How could he relax under these conditions? Then he realized the voice had spoken in the strange language of the people of Zilia, the destination planet. This waking process was more than a little surreal.
Carlos tried focusing on events back at the Messier Space Station right before mission launch. What came to mind was his growing awareness back then that all on Earth was not as it appeared to be. He was in a minority harboring such thoughts at Messier, and still felt the sting of his superiors rebuffing his questions. He was in an awkward position to substantiate such thoughts, having no firsthand knowledge of what motivated Earth’s leaders. Nevertheless, the thoughts persisted, strengthened by the blatant deceptions Earth’s leaders insisted on including in the mission plan.
His glorified perspective of the home world Earth and its society was fed by viewing images of a beautiful world of blue oceans and clear skies. A world having large, white polar caps, continents containing sprawling cities and large cultivated areas, and vast reserves of lush green forests. He admired Earth’s society for focusing intently on expanding into space, moving the center of humanity out among the stars to counter a perceived, distant alien threat.
This perspective was tarnished somewhat by an inadvertent disclosure by his philosopher mentor, Professor Alexi Stavonoski, right before launch of the mission to Zilia. At age fifty-two, Dr. Stavonoski had been the oldest individual permitted to join the original Messier expedition to Nepali A in the year 2151. He had studied the diverse factions in Earth’s society for decades and was acutely aware of the impact environmental conditions were having on the global community.
Just once, in a moment of melancholic reflection, Alexi had shared with Carlos a startling vie
w of Earth in an advanced state of decay, with grave, irreversible environmental damage and depletion of natural resources. These conditions, coupled with failed global birth control measures and persistent acrimonious relations among religious sects, had stimulated widespread civil strife, often with horrific consequences.

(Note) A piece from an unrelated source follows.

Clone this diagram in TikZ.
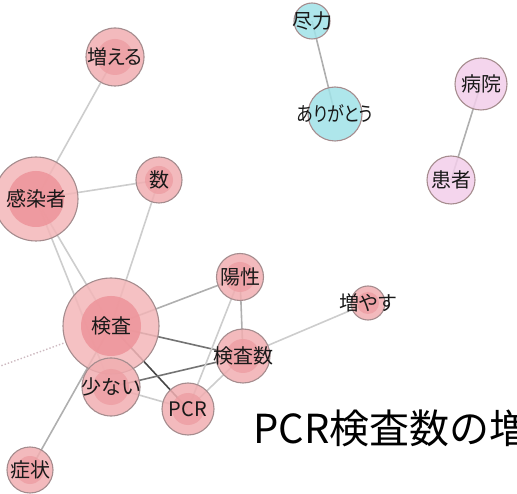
\documentclass[tikz,border=0pt]{standalone}
\usepackage{fontspec}
\newfontfamily\jp{Noto Sans CJK JP}[RawFeature=+palt]
\newfontfamily\jptitle{Noto Sans CJK JP}
\usetikzlibrary{backgrounds}
\newcommand\nt[1]{\makebox[0pt][c]{#1}}
\definecolor{pkA}{RGB}{243,182,184}
\definecolor{pkB}{RGB}{238,150,156}
\definecolor{pkS}{RGB}{241,174,177}
\definecolor{pkT}{RGB}{237,158,163}
\definecolor{cy}{RGB}{160,226,232}
\definecolor{lv}{RGB}{242,206,234}
\definecolor{bord}{RGB}{165,140,142}
\definecolor{eL}{RGB}{205,205,205}
\definecolor{eM}{RGB}{175,175,175}
\definecolor{eD}{RGB}{115,115,115}
\definecolor{eX}{RGB}{70,70,70}
\definecolor{dotc}{RGB}{205,185,192}
\tikzset{
  wnode/.style={circle, draw=bord, line width=1.1pt, fill opacity=0.85, text opacity=1,
    inner sep=0pt, minimum size=2*#1, font=\jp\fontsize{20}{20}\selectfont, text=black!90},
  pink/.style n args={3}{wnode=#1, fill=#3,
    path picture={\fill[pkT, opacity=0.8] (path picture bounding box.center) circle (#2);}},
  big/.style n args={2}{wnode=#1, fill=pkA,
    path picture={\fill[pkB, opacity=0.9] (path picture bounding box.center) circle (#2);}},
  cyan/.style={wnode=#1, fill=cy},
  lav/.style={wnode=#1, fill=lv},
  edge/.style={line width=1.6pt, draw=#1},
}
\begin{document}
\begin{tikzpicture}[x=1pt,y=-1pt]
\useasboundingbox (0,0) rectangle (517,494);
\clip (0,0) rectangle (517,494);
% nodes
\node[pink={29}{18}{pkS}] (zoeru) at (115,57) {\nt{増える}};
\node[big={42}{28}] (kansen) at (36,199) {\nt{感染者}};
\node[pink={23}{14}{pkS}] (kazu) at (159,180) {\nt{数}};
\node[cyan=18] (jinryoku) at (312,21) {\nt{尽力}};
\node[cyan=27] (arigatou) at (335,114) {\nt{\scalebox{0.85}[1]{ありがとう}}};
\node[lav=26] (byouin) at (481,84) {\nt{病院}};
\node[lav=24] (kanja) at (451,180) {\nt{患者}};
\node[pink={23.5}{15}{pkS}] (yousei) at (240,277) {\nt{陽性}};
\node[pink={17}{11}{pkS}] (fuyasu) at (368,303) {\nt{増やす}};
\node[pink={27}{17}{pkS}] (kensasuu) at (243,356) {\nt{検査数}};
\node[big={48}{30}] (kensa) at (111,326) {\nt{検査}};
\node[pink={29}{18}{pkS}] (sukunai) at (111,387) {\nt{少ない}};
\node[pink={26}{16}{pkS}] (pcr) at (188,409) {\nt{PCR}};
\node[pink={23}{14}{pkS}] (shoujou) at (30,470) {\nt{症状}};
\coordinate (dotstart) at (-5,368);
% edges
\begin{scope}[on background layer]
\draw[edge=eL] (zoeru.center) -- (kansen.center);
\draw[edge=eL] (kansen.center) -- (kazu.center);
\draw[edge=eL] (kansen.center) -- (kensa.center);
\draw[edge=eL] (kansen.center) -- (sukunai.center);
\draw[edge=eL] (kazu.center) -- (kensa.center);
\draw[edge=eM] (jinryoku.center) -- (arigatou.center);
\draw[edge=eM] (byouin.center) -- (kanja.center);
\draw[edge=eM] (kensa.center) -- (yousei.center);
\draw[edge=eD] (kensa.center) -- (kensasuu.center);
\draw[edge=eX] (kensa.center) -- (pcr.center);
\draw[edge=eD] (sukunai.center) -- (kensasuu.center);
\draw[edge=eL] (sukunai.center) -- (pcr.center);
\draw[edge=eM] (yousei.center) -- (kensasuu.center);
\draw[edge=eL] (yousei.center) -- (pcr.center);
\draw[edge=eL] (kensasuu.center) -- (pcr.center);
\draw[edge=eL] (kensasuu.center) -- (fuyasu.center);
\draw[edge=eM] (shoujou.center) -- (kensa.center);
\draw[draw=dotc, line width=1.4pt, dotted] (dotstart) -- (kensa);
\end{scope}
% title text
\node[anchor=base west, inner sep=0pt, font=\jptitle\fontsize{40}{40}\selectfont, text=black] (title) at (253,443) {PCR検査数の増};
\end{tikzpicture}
\end{document}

It was the good philosopher’s opinion that the center of humanity must move out among the stars to survive, and doing so was a critical step in the collective evolution of Homo sapiens. However, he expressed concern about what measures the desperate leaders of Earth might undertake to ensure success of this necessary step.
This concern effectively sensitized Carlos, although Alexi quickly recovered from his melancholy musings and advised him to ignore the baseless worries of an old man. Carlos would likely have done so, except he was privy to the innermost details of the Zilia mission plan.

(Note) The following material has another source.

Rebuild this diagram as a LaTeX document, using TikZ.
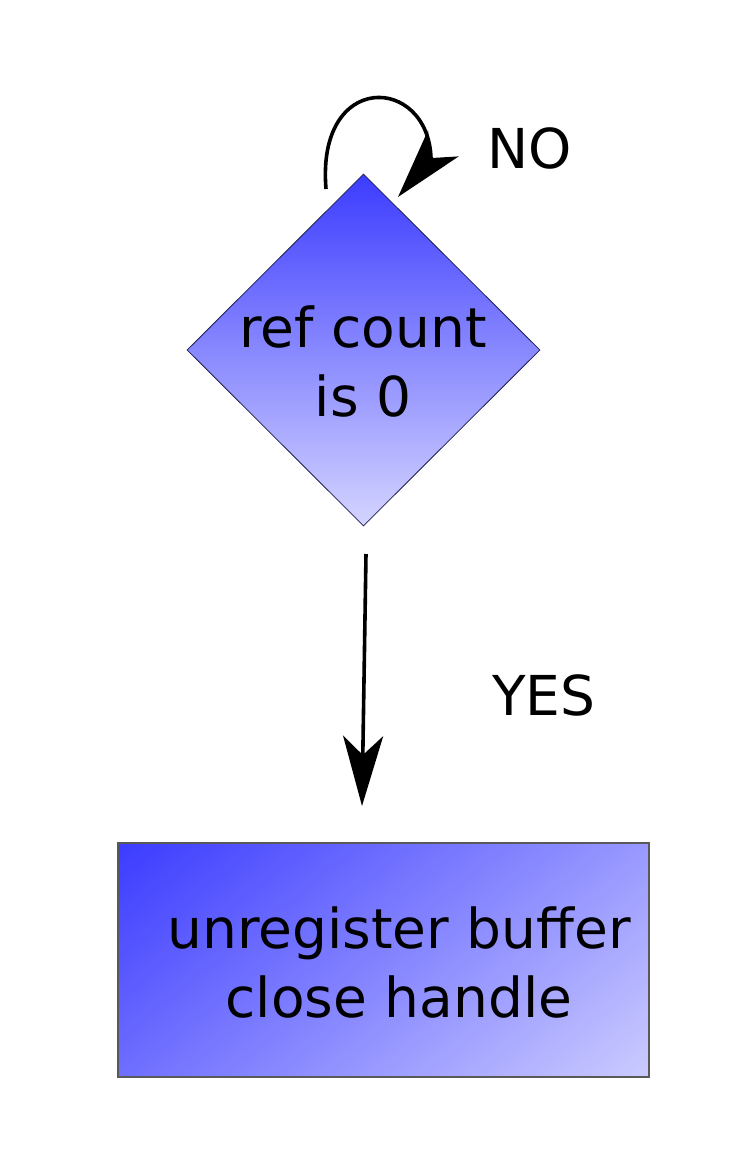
\documentclass[tikz,border=0pt]{standalone}
\usepackage{fontspec}
\setmainfont{DejaVu Sans}
\usetikzlibrary{shapes.geometric,arrows.meta}
\definecolor{darkblue}{RGB}{60,60,255}
\definecolor{lightblue}{RGB}{212,212,255}
\definecolor{boxlight}{RGB}{228,228,255}
\definecolor{edgenavy}{RGB}{30,30,80}
\pgfdeclareverticalshading{boxshade}{100bp}{color(0bp)=(boxlight); color(31.93bp)=(boxlight); color(68.07bp)=(darkblue); color(100bp)=(darkblue)}
\tikzset{
  bigtext/.style={font=\fontsize{55}{69}\selectfont, inner sep=0pt, align=center},
  decision/.style={diamond, draw=edgenavy, line width=0.8pt, inner sep=0pt,
    minimum width=353pt, minimum height=352pt, aspect=1,
    top color=darkblue, bottom color=lightblue},
  actionbox/.style={rectangle, draw=black!65, line width=1.2pt, inner sep=0pt,
    minimum width=531pt, minimum height=234pt},
  flow/.style={line width=3.6pt, -{Stealth[length=70pt, width=40pt, inset=19pt]}},
}
\begin{document}
\begin{tikzpicture}[x=1pt,y=-1pt]
\useasboundingbox (0,0) rectangle (744,1156);
\fill[white] (0,0) rectangle (744,1156);
\node[decision] (d) at (363.5,350) {};
\node[bigtext, anchor=base] (dtext) at (363,416) {ref count\\is 0};
\begin{scope}
  \clip (118,843) rectangle (649,1077);
  \shade[shading=boxshade, shading angle=39] (-111,659) rectangle (729,1499);
\end{scope}
\node[actionbox] (box) at (383.5,960) {};
\node[bigtext, anchor=base] (btext) at (399,1017) {unregister buffer\\close handle};
\node[bigtext, anchor=base west] (no) at (487,168) {NO};
\node[bigtext, anchor=base west] (yes) at (492,715) {YES};
\coordinate (loopstart) at (326,189);
\coordinate (looptip) at (398,197);
\coordinate (downstart) at (366,554);
\coordinate (downtip) at (362,806);
\draw[flow] (loopstart) .. controls (316,70) and (428,75) .. (431,158) -- (looptip);
\draw[flow] (downstart) -- (downtip);
\end{tikzpicture}
\end{document}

He tried to shake off these disturbing thoughts and focus back on what was happening in his rehabilitation process. He was getting warmer, and his mood improved likewise, although he didn’t enjoy the ongoing electrical stimulation of muscles in preparation for selfmotivated movement. The stimulation was becoming painful. The cell monitor must have detected his condition, for he felt the soothing effects of pain-inhibiting medication.

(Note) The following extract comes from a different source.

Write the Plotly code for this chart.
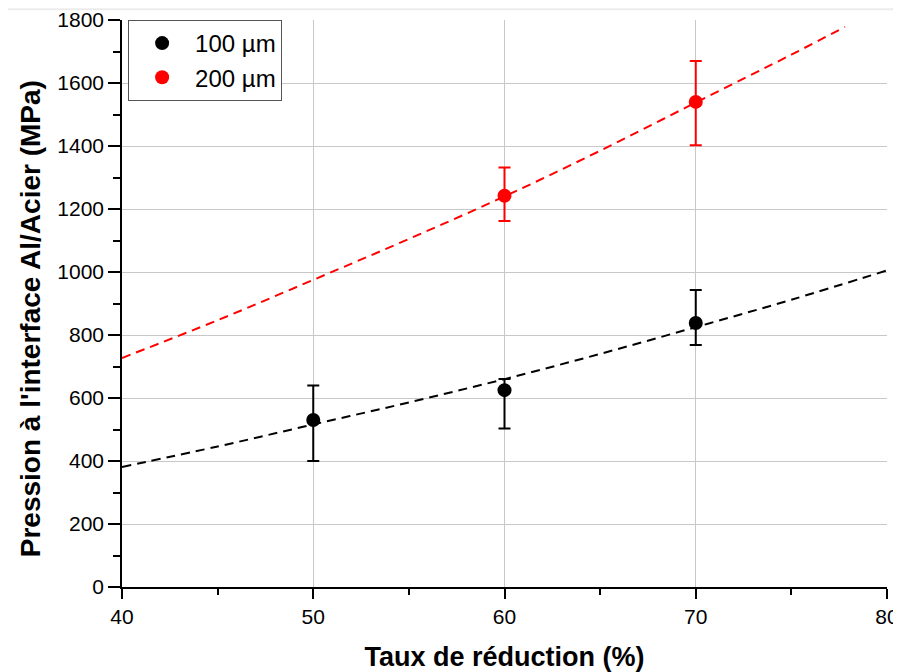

He drifted off to sleep again, a restless, dream-filled sleep. He was three years old, seeing his parents; then seven, recovering from being trapped in the hold of a shuttlecraft; then eleven, fighting with George. He heard sirens calling from a distant shore in a sweet, musical language.
The dreams lingered as Carlos came back to consciousness. He felt secure in his dreams, as if guided and looked after by his own personal angels, a feeling that had persisted throughout his developing years. The dreams reinforced that feeling and sensitized him to look for clues as to Earth’s true intentions with respect to Zilia and its hominid population.
A bright light was still visible through his closed eyelids.